(Data in this exercise):
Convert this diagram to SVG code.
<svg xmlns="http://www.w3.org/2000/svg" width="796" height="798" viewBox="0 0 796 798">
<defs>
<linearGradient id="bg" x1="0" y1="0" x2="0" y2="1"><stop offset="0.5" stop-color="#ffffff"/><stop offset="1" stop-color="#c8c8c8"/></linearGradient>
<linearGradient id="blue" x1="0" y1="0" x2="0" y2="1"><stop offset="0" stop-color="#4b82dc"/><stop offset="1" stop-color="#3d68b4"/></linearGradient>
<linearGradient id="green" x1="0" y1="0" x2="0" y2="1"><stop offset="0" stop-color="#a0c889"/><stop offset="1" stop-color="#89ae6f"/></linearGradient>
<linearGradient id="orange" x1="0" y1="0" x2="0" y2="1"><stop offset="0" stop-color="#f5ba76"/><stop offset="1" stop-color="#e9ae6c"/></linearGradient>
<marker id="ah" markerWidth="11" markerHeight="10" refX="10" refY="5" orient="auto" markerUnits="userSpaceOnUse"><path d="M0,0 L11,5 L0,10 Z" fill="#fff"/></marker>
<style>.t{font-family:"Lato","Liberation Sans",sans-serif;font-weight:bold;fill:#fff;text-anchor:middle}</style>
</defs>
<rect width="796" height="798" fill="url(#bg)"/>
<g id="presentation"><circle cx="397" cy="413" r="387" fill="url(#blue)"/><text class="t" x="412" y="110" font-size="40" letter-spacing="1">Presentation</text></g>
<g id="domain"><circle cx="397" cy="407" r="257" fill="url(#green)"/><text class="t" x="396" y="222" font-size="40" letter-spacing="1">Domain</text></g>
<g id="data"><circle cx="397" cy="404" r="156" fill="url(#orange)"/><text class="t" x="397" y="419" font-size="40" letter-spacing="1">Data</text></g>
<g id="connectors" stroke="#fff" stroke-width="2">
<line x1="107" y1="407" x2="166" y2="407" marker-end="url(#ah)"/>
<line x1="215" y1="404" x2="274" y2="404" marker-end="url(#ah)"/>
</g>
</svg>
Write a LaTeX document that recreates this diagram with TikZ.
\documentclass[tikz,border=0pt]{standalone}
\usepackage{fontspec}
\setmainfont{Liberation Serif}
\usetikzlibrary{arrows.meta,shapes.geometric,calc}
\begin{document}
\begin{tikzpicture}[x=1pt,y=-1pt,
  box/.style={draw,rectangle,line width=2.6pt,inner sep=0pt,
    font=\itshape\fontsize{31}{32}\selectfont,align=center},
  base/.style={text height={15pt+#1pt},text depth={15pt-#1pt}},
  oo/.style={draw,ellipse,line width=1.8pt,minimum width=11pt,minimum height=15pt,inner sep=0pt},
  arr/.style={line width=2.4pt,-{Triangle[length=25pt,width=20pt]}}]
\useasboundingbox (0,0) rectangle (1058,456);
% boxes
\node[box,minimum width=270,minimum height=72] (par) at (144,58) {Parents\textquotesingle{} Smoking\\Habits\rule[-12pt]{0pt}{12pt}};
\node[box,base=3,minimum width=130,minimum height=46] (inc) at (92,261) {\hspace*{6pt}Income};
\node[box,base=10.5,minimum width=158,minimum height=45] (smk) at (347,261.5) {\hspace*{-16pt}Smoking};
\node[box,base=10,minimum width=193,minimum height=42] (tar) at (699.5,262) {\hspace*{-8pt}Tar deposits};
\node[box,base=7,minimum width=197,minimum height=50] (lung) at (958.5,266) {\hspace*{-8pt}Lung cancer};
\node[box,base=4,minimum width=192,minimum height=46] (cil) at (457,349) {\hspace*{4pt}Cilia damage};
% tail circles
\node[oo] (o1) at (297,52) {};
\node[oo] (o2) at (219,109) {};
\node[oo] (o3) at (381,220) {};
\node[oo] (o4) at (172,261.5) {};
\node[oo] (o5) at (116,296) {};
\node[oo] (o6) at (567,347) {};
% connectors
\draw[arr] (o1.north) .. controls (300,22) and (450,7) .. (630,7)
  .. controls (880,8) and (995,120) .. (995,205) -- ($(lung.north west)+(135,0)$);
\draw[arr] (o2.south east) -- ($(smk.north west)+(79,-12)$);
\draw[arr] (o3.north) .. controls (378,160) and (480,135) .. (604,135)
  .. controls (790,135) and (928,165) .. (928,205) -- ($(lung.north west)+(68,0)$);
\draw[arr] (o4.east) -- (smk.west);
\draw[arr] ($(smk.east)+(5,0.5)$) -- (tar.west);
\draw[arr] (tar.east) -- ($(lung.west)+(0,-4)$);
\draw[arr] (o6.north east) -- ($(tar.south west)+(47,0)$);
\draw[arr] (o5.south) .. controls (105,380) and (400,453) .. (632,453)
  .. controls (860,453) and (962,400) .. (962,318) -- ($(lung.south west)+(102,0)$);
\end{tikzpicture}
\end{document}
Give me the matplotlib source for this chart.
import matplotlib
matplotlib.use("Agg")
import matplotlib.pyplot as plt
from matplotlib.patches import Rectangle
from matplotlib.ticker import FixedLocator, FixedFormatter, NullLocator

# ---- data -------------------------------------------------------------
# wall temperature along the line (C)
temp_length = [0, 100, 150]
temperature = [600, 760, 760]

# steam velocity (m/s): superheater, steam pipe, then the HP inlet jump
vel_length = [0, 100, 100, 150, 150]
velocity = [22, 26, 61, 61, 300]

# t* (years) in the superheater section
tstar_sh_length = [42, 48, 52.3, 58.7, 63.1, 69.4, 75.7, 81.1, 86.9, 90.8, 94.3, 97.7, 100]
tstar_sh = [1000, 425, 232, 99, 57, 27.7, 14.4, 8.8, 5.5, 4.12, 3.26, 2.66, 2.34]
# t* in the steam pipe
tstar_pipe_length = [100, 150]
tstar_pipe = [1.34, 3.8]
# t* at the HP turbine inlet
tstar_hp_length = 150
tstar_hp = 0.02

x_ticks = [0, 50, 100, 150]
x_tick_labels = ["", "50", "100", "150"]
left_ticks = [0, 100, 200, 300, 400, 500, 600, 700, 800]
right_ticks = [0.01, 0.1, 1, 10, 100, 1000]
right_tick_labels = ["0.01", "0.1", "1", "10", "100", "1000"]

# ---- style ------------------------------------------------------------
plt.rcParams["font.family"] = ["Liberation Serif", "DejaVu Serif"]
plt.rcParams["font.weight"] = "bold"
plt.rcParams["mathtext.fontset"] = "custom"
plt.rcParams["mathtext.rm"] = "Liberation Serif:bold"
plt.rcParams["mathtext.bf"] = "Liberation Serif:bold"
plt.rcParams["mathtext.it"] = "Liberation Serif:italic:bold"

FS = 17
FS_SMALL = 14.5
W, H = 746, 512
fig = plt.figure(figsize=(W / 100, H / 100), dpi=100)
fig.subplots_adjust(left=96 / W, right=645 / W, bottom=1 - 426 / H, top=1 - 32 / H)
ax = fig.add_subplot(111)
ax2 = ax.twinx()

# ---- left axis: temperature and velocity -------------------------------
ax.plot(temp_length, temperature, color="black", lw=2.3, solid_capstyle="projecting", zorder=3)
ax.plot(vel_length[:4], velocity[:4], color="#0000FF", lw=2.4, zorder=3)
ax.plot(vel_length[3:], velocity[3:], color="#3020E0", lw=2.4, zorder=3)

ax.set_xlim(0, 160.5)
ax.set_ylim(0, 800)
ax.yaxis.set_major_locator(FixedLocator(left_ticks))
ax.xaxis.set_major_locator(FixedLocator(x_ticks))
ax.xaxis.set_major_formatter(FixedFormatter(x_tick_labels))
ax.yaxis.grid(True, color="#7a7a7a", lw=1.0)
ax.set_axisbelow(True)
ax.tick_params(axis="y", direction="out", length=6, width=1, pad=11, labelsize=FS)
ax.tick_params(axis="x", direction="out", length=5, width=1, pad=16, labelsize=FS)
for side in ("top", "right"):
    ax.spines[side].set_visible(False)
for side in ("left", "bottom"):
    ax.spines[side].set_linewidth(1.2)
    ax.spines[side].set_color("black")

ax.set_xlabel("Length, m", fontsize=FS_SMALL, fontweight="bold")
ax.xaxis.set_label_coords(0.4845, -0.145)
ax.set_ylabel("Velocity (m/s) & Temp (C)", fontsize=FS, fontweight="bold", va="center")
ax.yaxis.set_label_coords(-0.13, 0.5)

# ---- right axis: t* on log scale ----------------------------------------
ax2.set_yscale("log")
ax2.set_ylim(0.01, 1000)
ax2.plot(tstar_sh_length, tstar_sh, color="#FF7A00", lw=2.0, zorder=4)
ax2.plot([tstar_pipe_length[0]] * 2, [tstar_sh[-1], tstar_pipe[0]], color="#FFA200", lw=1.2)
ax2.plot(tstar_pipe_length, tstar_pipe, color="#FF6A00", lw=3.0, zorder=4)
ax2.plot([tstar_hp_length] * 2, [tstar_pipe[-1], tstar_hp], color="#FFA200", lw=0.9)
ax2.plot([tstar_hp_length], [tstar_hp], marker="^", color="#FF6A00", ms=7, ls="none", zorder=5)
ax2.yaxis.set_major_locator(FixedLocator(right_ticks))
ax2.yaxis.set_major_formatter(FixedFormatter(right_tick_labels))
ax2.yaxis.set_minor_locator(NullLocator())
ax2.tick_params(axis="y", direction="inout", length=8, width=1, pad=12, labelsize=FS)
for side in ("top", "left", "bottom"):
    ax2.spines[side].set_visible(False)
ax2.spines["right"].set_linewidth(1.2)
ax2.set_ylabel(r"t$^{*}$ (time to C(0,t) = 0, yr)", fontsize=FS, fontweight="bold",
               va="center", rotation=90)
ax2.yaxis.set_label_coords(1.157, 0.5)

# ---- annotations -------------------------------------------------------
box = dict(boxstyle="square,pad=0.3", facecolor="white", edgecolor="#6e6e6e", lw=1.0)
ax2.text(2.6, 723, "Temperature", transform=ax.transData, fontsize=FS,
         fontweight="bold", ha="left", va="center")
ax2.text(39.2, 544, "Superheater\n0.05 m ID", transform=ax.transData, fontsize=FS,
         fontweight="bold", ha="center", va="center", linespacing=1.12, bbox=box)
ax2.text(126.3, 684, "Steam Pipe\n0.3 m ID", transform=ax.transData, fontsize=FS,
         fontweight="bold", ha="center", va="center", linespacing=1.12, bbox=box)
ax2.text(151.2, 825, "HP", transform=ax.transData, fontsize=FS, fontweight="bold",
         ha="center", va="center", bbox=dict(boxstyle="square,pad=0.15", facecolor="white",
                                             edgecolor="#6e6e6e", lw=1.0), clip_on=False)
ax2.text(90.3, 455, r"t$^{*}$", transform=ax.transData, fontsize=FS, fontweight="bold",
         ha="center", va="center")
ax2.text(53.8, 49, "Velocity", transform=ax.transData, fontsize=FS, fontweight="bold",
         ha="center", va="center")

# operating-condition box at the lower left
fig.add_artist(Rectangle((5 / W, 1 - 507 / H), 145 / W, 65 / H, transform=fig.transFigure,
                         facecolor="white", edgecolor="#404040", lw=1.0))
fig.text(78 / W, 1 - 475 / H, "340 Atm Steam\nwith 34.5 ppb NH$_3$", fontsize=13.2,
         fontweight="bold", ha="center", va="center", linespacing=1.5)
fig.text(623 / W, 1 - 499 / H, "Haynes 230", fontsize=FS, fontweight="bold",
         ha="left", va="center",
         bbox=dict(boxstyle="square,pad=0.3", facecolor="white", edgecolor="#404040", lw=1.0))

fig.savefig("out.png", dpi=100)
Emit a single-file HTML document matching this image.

(Problem requirements): Reproduce, exactly as written, the stretch of lines whose first line is the one with "Give me the matplotlib source for this chart." and whose last line is the one with "from matplotlib.ticker import".

(Exercise output):
Give me the matplotlib source for this chart.
import matplotlib
matplotlib.use("Agg")
import matplotlib.pyplot as plt
from matplotlib.patches import Rectangle
from matplotlib.ticker import FixedLocator, FixedFormatter, NullLocator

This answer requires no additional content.